Though The Daniels’ storytelling instincts are a little shapeless and their formal chops often amount to showiness for its own sake, Dano and especially Radcliffe sell the hell out of Swiss Army Man. In its very essence, Hank is a Dano-like character, a delicate, thoughtful person with a wealth of sympathy and a slightly dark edge, and by the end of the film, it’s almost impossible to imagine anyone else as that character. However, it’s Radcliffe’s selfless performance that pushes The Daniels’ film into great, unexplored territory. The funniest joke in the film is simply every single shot of Radcliffe’s gaunt, half-awake expression. It’s difficult to explain in words how funny it is to watch Harry Potter talk with an idiot savant’s delivery, or even his limp, marionette-like body movements, like how his torso can’t ever stay still or how his head always slumps to the side. By design, Manny is the heart and soul of the film, especially how he adopts and rejects Hank’s fear and loneliness, and Radcliffe dynamically assumes that burden with vigor. Even more so than Dano, Radcliffe intuitively understands Swiss Army Man’s delicate tone and fully embodies it.

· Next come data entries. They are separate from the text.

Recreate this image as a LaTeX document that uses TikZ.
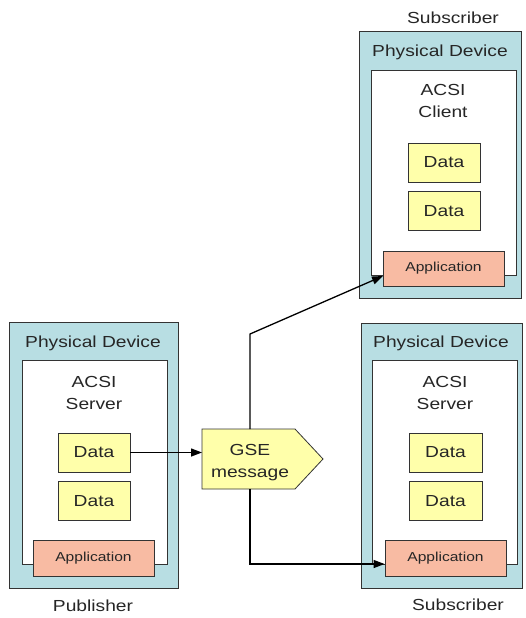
\documentclass[tikz,border=0pt]{standalone}
\usepackage{fontspec}
\setmainfont{Liberation Sans}[FakeStretch=1.2]
\usetikzlibrary{arrows.meta,calc}
\definecolor{teal}{HTML}{B8DEE3}
\definecolor{datay}{HTML}{FFFFAA}
\definecolor{appc}{HTML}{F8BBA3}
\definecolor{edge}{HTML}{333333}
\begin{document}
\begin{tikzpicture}[x=1pt,y=-1pt,
  every node/.style={font=\fontsize{16}{22}\selectfont, text=black!85, inner sep=0pt},
  outerbox/.style={draw=edge, line width=1pt, fill=teal},
  innerbox/.style={draw=edge, line width=1pt, fill=white},
  databox/.style={draw=edge, line width=0.8pt, fill=datay, minimum width=72pt, minimum height=39pt},
  appbox/.style={draw=edge, line width=0.8pt, fill=appc, minimum width=121pt, minimum height=36pt, font=\fontsize{13}{15}\selectfont},
  lbl/.style={align=center},
  conn/.style={line width=1.3pt, -{Triangle[length=11pt,width=8pt]}}
]
\useasboundingbox (0,0) rectangle (526,618);
\fill[white] (0,0) rectangle (526,618);

% Publisher device
\node[outerbox, minimum width=169pt, minimum height=266pt] (pubout) at (93.5,455) {};
\node[innerbox, minimum width=145pt, minimum height=204pt] (pubin) at (94.5,462) {};
\node[lbl] (pubpd) at (93,343) {Physical Device};
\node[lbl] (pubacsi) at (94,393) {ACSI\\Server};
\node[databox] (pubd1) at (94,452.5) {Data};
\node[databox] (pubd2) at (94,501) {Data};
\node[appbox] (pubapp) at (93.5,558) {Application};
\node[lbl] (publbl) at (93,606) {Publisher};

% Top subscriber device
\node[outerbox, minimum width=162pt, minimum height=266pt] (s1out) at (440,165) {};
\node[innerbox, minimum width=145pt, minimum height=205pt] (s1in) at (443.5,172.5) {};
\node[lbl] (s1pd) at (440,52) {Physical Device};
\node[lbl] (s1acsi) at (443,101) {ACSI\\Client};
\node[databox] (s1d1) at (444,162.5) {Data};
\node[databox] (s1d2) at (444,211) {Data};
\node[appbox, minimum height=35pt] (s1app) at (443.5,268.5) {Application};
\node[lbl] (s1lbl) at (453,18) {Subscriber};

% Lower subscriber device
\node[outerbox, minimum width=161pt, minimum height=265pt] (s2out) at (441.5,455.5) {};
\node[innerbox, minimum width=145pt, minimum height=204pt] (s2in) at (444.5,462) {};
\node[lbl] (s2pd) at (441,343) {Physical Device};
\node[lbl] (s2acsi) at (445,393) {ACSI\\Server};
\node[databox, minimum width=73pt] (s2d1) at (445.5,452.5) {Data};
\node[databox, minimum width=73pt] (s2d2) at (445.5,501) {Data};
\node[appbox] (s2app) at (445.5,558) {Application};
\node[lbl] (s2lbl) at (458,605) {Subscriber};

% GSE message
\draw[draw=edge, line width=0.8pt, fill=datay] (202,429) -- (295,429) -- (323,459) -- (295,489) -- (202,489) -- cycle;
\node[lbl] (gse) at (250,463) {GSE\\message};
\coordinate (gsein) at (202,452.5);
\coordinate (gsetop) at (250,429);
\coordinate (gsebot) at (250,489);
\coordinate (bend1) at (250,334);
\coordinate (t1) at (383,276);

% Connectors
\draw[conn] (pubd1.east) -- (gsein);
\draw[conn] (gsetop) -- (bend1) -- (t1);
\draw[conn] (gsebot) |- (s2app.west |- 0,564);
\end{tikzpicture}
\end{document}
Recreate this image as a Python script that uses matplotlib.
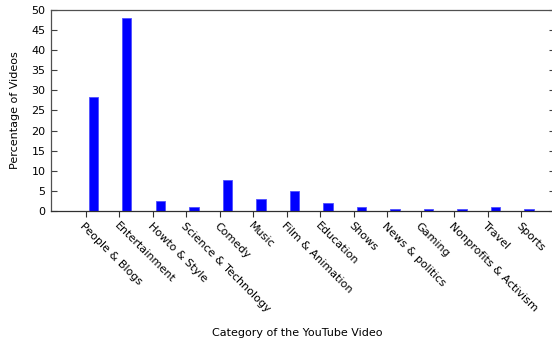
import numpy as np
import matplotlib
matplotlib.use("Agg")
import matplotlib.pyplot as plt

categories = ["People & Blogs", "Entertainment", "Howto & Style",
              "Science & Technology", "Comedy", "Music", "Film & Animation",
              "Education", "Shows", "News & politics", "Gaming",
              "Nonprofits & Activism", "Travel", "Sports"]
percentages = [28.4, 48.1, 2.4, 0.9, 7.6, 2.9, 4.9, 2.0, 0.9, 0.4, 0.4, 0.4, 0.9, 0.4]
yticks = [0, 5, 10, 15, 20, 25, 30, 35, 40, 45, 50]

W, H = 552, 345
fig = plt.figure(figsize=(W / 100, H / 100), dpi=100)
# axes box runs a little past the right edge of the figure
ax = fig.add_axes([51 / W, 1 - 211 / H, 504 / W, 201 / H])

x = np.arange(len(categories))
ax.bar(x + 0.23, percentages, width=0.28, color="#0000ff",
       edgecolor="#5050ff", linewidth=0.6)

ax.set_xlim(-1.03, 14.0)
ax.set_ylim(0, 50)
ax.set_yticks(yticks)
ax.set_xticks(x)
ax.set_xticklabels(categories, rotation=-45, ha="left", va="top",
                   rotation_mode="anchor", fontsize=8)
ax.tick_params(axis="x", direction="out", length=4, width=0.8, pad=3,
               colors="#303030", labelcolor="black")
ax.tick_params(axis="y", direction="in", length=4, width=0.8, labelsize=8,
               left=True, right=True, pad=4, colors="#404040",
               labelcolor="black")
for name, sp in ax.spines.items():
    sp.set_color("#505050")
    sp.set_linewidth(0.9)
ax.spines["bottom"].set_color("#303030")

fig.text(15 / W, 1 - 110 / H, "Percentage of Videos", rotation=90,
         ha="center", va="center", fontsize=8)
fig.text(297 / W, 1 - 333 / H, "Category of the YouTube Video",
         ha="center", va="center", fontsize=8)

fig.savefig("out.png", dpi=100)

While Swiss Army Man certainly features some seen-it-a-million-times Sundance indie sentimentality and the impressive production design work falls on the wrong side of twee, The Daniels’ staunch commitment to their “bit” papers over many of the film’s obvious flaws. It’s one thing to have a fence-swinging premise that will certainly alienate those less inclined to forgive body humor, but it’s another thing entirely not to simply rest on those laurels. The Daniels utilize their premise to explore damaged spirits and fragile egos by throwing them in the deep end of emotional peril. The duo understands that the best way to revitalize someone’s life is for them to stare in the face of death, yet an even better way is for the dead to talk back to them. Swiss Army Man turns and faces the strange, not just to stare into the void, but to scream in its face and grip it with all the love in your heart. In other words, it’s a deathly serious joke.